直木賞候補作となった「Z世代」の取扱説明書

 なんとも人を食ったペンネームですが、麻布競馬場さんは令和に入ってからX(旧Twitter)で小説を発表するようになり、熱狂的なフォロワーを獲得。デビュー作『この部屋から東京タワーは永遠に見えない』(集英社)が「タワマン文学」として広く支持されました。覆面作家であることも含めて、まさに令和という時代を体現するクリエイターの1人といっていいでしょう。その麻布競馬場さんの最新作が『令和元年の人生ゲーム』。評論家の佐藤優さんが「なにを考えているかよくわからないZ世代の内在的論理を見事に対象化した作品」と絶賛する、まさにこの時代を生きる若者たちを活写した長編小説。本年7月17日に選考会が開かれる第171回直木賞の候補作となった話題の書です。

 物語は、エリート大学に通っていた若者たちが、令和の世に東京で社会人となって生きていく、それぞれの歩みを描いていきます。

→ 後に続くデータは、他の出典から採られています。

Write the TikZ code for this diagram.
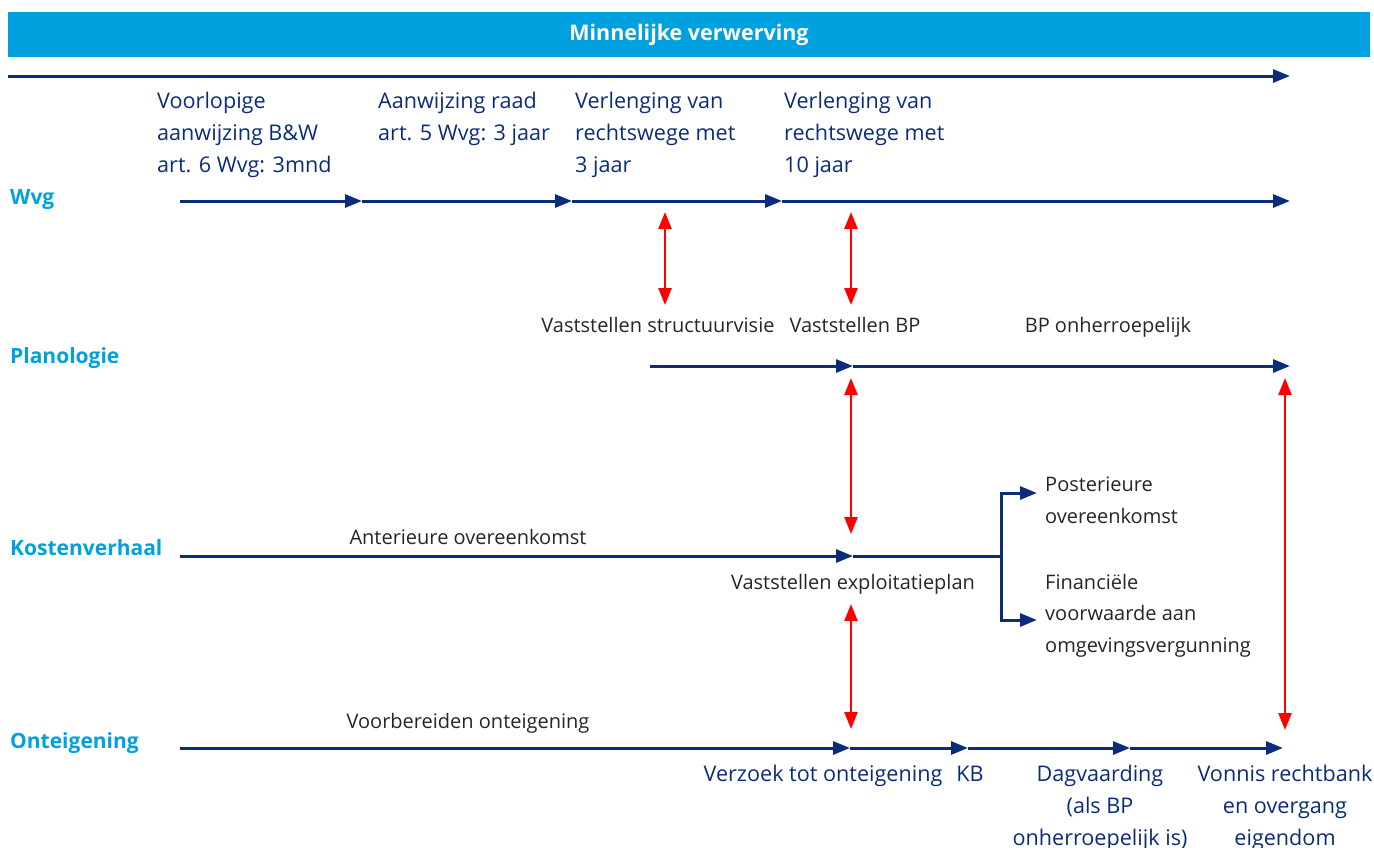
\documentclass[tikz,border=0pt]{standalone}
\usepackage{fontspec}
\setmainfont{Open Sans}
\usetikzlibrary{arrows.meta}
\definecolor{navy}{HTML}{0B2C7A}
\definecolor{cyaan}{HTML}{00A1DE}
\begin{document}
\begin{tikzpicture}[x=1pt, y=-1pt, >={Triangle[length=17pt, width=13pt]},
    stap/.style={draw=navy, line width=3pt, ->},
    lijn/.style={draw=navy, line width=3pt},
    rood/.style={draw=red, line width=2.5pt, <->},
    rij/.style={text=cyaan, font=\bfseries\fontsize{21}{24}\selectfont, anchor=base west, inner sep=0pt},
    fase/.style={text=navy, font=\fontsize{21.6}{32}\selectfont, inner sep=0pt},
    notitie/.style={text=black!85, font=\fontsize{20}{31.5}\selectfont, inner sep=0pt}]
    \useasboundingbox (0,0) rectangle (1374,847);
    \node[fill=cyaan, text=white, font=\bfseries\fontsize{21.5}{24}\selectfont, minimum width=1362pt, minimum height=45pt] (kop) at (689,34.5) {Minnelijke verwerving};
    \def\yw{201} \def\yp{366} \def\yk{556} \def\yo{748} % y van de rijen
    % rijnamen
    \node[rij] (wvg) at (10,204) {Wvg};
    \node[rij] (plan) at (10,363) {Planologie};
    \node[rij] (kost) at (10,555) {Kostenverhaal};
    \node[rij] (onteig) at (10,748) {Onteigening};
    % tijdlijn boven
    \coordinate (t0) at (8,76); \coordinate (t1) at (1290,76);
    \draw[stap] (t0)--(t1);
    % Wvg
    \coordinate (w0) at (180,\yw); \coordinate (w1) at (362,\yw); \coordinate (w2) at (572,\yw); \coordinate (w3) at (782,\yw); \coordinate (w4) at (1290,\yw);
    \foreach \a/\b in {w0/w1,w1/w2,w2/w3,w3/w4} \draw[stap] (\a)--(\b);
    \node[fase, align=left, anchor=base west] (voorl) at (157,172) {Voorlopige\\aanwijzing B\&W\\art. 6 Wvg: 3mnd};
    \node[fase, align=left, anchor=base west] (aanw) at (378,140) {Aanwijzing raad\\art. 5 Wvg: 3 jaar};
    \node[fase, align=left, anchor=base west] (verl3) at (575,172) {Verlenging van\\rechtswege met\\3 jaar};
    \node[fase, align=left, anchor=base west] (verl10) at (784,172) {Verlenging van\\rechtswege met\\10 jaar};
    % Planologie
    \node[notitie, anchor=base] (svisie) at (658,332) {Vaststellen structuurvisie};
    \node[notitie, anchor=base] (vbp) at (855,332) {Vaststellen BP};
    \node[notitie, anchor=base] (bponh) at (1108,332) {BP onherroepelijk};
    \coordinate (p0) at (650,\yp); \coordinate (p1) at (853,\yp); \coordinate (p2) at (1290,\yp);
    \draw[stap] (p0)--(p1); \draw[stap] (p1)--(p2);
    % Kostenverhaal
    \node[notitie, anchor=base] (anter) at (468,544) {Anterieure overeenkomst};
    \node[notitie, anchor=base] (exploit) at (853,589) {Vaststellen exploitatieplan};
    \coordinate (k0) at (180,\yk); \coordinate (k1) at (853,\yk); \coordinate (ks) at (1001,\yk);
    \coordinate (kpost) at (1037,493); \coordinate (kfin) at (1037,620);
    \draw[stap] (k0)--(k1); \draw[lijn] (k1)--(ks);
    \draw[stap] (ks) |- (kpost); \draw[stap] (ks) |- (kfin);
    \node[notitie, align=left, anchor=base west] (poster) at (1045,523) {Posterieure\\overeenkomst};
    \node[notitie, align=left, anchor=base west] (financ) at (1045,652) {Financiële\\voorwaarde aan\\omgevingsvergunning};
    % Onteigening
    \node[notitie, anchor=base] (voorb) at (468,728) {Voorbereiden onteigening};
    \coordinate (o0) at (180,\yo); \coordinate (o1) at (850,\yo); \coordinate (o2) at (968,\yo); \coordinate (o3) at (1130,\yo); \coordinate (o4) at (1283,\yo);
    \foreach \a/\b in {o0/o1,o1/o2,o2/o3,o3/o4} \draw[stap] (\a)--(\b);
    \node[fase, anchor=base] (verzoek) at (823,781) {Verzoek tot onteigening};
    \node[fase, anchor=base] (kb) at (970,781) {KB};
    \node[fase, align=center, anchor=base] (dagv) at (1100,845) {Dagvaarding\\(als BP\\onherroepelijk is)};
    \node[fase, align=center, anchor=base] (vonnis) at (1285,845) {Vonnis rechtbank\\en overgang\\eigendom};
    % rode pijlen
    \coordinate (a1) at (665,212); \coordinate (a2) at (665,305);
    \coordinate (b1) at (851,212); \coordinate (b2) at (851,305);
    \coordinate (c1) at (851,378); \coordinate (c2) at (851,534);
    \coordinate (d1) at (851,604); \coordinate (d2) at (851,729);
    \coordinate (e1) at (1285,378); \coordinate (e2) at (1285,730);
    \foreach \a/\b in {a1/a2,b1/b2,c1/c2,d1/d2,e1/e2} \draw[rood] (\a)--(\b);
\end{tikzpicture}
\end{document}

 ビジネスプランを競うコンテストを主催する慶應義塾大学のビジコンサークルで、ソーシャルグッドなビジネスを志向していた学生たちは、大手町のキラキラメガベンチャーで競い合う新入社員となり、「正義」の実現に燃える人たちが集う池尻大橋のシェアハウスに住んでみたり、高円寺の老舗銭湯をコミュニティ化する会にのめり込んでみたり……そこで描かれるのは、都市部で社会人となった「意識高い系」に属していそうな彼らの「なにものかになりたい」という欲望、焦り、葛藤、そして残酷なまでの現実です。